Records with drawing code:
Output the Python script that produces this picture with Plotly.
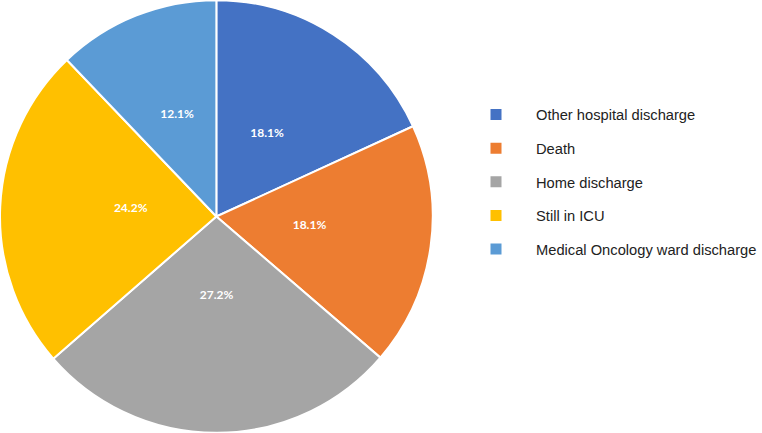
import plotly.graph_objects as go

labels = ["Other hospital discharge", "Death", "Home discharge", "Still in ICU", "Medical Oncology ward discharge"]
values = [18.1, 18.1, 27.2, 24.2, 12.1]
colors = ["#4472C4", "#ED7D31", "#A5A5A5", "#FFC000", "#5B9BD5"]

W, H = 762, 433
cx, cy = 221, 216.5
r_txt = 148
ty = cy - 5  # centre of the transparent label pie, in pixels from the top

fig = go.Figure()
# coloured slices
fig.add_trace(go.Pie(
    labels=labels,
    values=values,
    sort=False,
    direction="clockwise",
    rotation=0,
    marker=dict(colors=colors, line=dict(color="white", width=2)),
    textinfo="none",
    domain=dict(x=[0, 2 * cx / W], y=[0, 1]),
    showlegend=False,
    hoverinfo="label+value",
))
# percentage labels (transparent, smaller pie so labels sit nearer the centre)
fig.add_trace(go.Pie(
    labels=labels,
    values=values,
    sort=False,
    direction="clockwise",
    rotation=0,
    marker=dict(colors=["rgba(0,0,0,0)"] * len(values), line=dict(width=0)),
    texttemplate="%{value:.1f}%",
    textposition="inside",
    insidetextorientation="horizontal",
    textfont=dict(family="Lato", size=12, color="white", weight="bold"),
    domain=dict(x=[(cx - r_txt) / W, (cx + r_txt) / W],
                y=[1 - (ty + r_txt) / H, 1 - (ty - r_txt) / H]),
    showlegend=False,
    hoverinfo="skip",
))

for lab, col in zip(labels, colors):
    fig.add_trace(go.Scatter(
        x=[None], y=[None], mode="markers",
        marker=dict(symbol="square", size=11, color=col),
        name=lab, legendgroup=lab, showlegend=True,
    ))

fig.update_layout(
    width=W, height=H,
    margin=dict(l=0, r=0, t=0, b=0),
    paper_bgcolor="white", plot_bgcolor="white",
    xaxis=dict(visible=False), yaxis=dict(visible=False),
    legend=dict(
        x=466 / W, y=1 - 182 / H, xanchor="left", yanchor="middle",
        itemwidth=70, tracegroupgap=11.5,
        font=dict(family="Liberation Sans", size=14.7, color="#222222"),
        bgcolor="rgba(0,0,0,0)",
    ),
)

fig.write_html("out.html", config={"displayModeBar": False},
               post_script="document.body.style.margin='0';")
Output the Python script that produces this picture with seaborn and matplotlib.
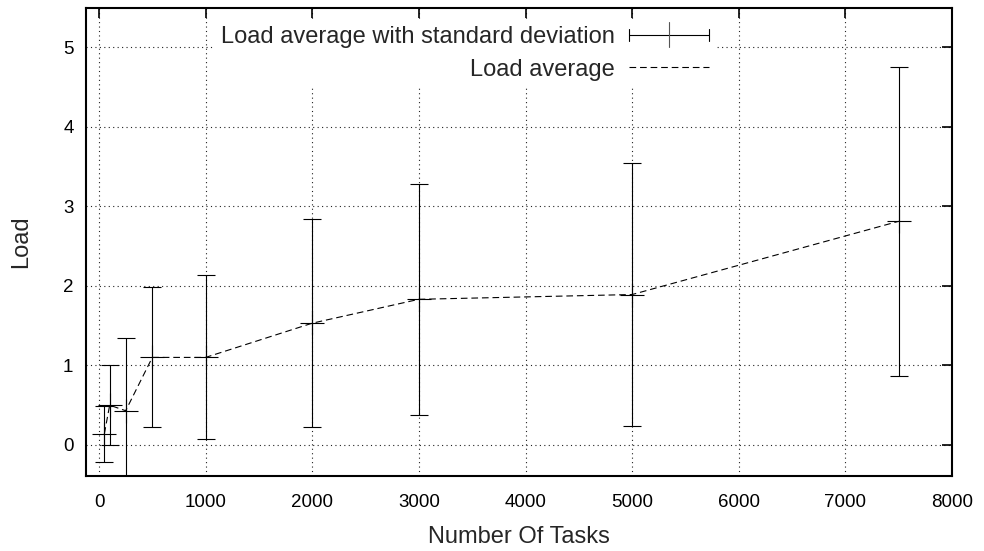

## What you are asked to do
Copy each line exactly, and leave the pictures out of your copy.

## Correct result
Output the Python script that produces this picture with Plotly.
import plotly.graph_objects as go

labels = ["Other hospital discharge", "Death", "Home discharge", "Still in ICU", "Medical Oncology ward discharge"]
values = [18.1, 18.1, 27.2, 24.2, 12.1]
colors = ["#4472C4", "#ED7D31", "#A5A5A5", "#FFC000", "#5B9BD5"]

W, H = 762, 433
cx, cy = 221, 216.5
r_txt = 148
ty = cy - 5  # centre of the transparent label pie, in pixels from the top

fig = go.Figure()
# coloured slices
fig.add_trace(go.Pie(
    labels=labels,
    values=values,
    sort=False,
    direction="clockwise",
    rotation=0,
    marker=dict(colors=colors, line=dict(color="white", width=2)),
    textinfo="none",
    domain=dict(x=[0, 2 * cx / W], y=[0, 1]),
    showlegend=False,
    hoverinfo="label+value",
))
# percentage labels (transparent, smaller pie so labels sit nearer the centre)
fig.add_trace(go.Pie(
    labels=labels,
    values=values,
    sort=False,
    direction="clockwise",
    rotation=0,
    marker=dict(colors=["rgba(0,0,0,0)"] * len(values), line=dict(width=0)),
    texttemplate="%{value:.1f}%",
    textposition="inside",
    insidetextorientation="horizontal",
    textfont=dict(family="Lato", size=12, color="white", weight="bold"),
    domain=dict(x=[(cx - r_txt) / W, (cx + r_txt) / W],
                y=[1 - (ty + r_txt) / H, 1 - (ty - r_txt) / H]),
    showlegend=False,
    hoverinfo="skip",
))

for lab, col in zip(labels, colors):
    fig.add_trace(go.Scatter(
        x=[None], y=[None], mode="markers",
        marker=dict(symbol="square", size=11, color=col),
        name=lab, legendgroup=lab, showlegend=True,
    ))

fig.update_layout(
    width=W, height=H,
    margin=dict(l=0, r=0, t=0, b=0),
    paper_bgcolor="white", plot_bgcolor="white",
    xaxis=dict(visible=False), yaxis=dict(visible=False),
    legend=dict(
        x=466 / W, y=1 - 182 / H, xanchor="left", yanchor="middle",
        itemwidth=70, tracegroupgap=11.5,
        font=dict(family="Liberation Sans", size=14.7, color="#222222"),
        bgcolor="rgba(0,0,0,0)",
    ),
)

fig.write_html("out.html", config={"displayModeBar": False},
               post_script="document.body.style.margin='0';")
Output the Python script that produces this picture with seaborn and matplotlib.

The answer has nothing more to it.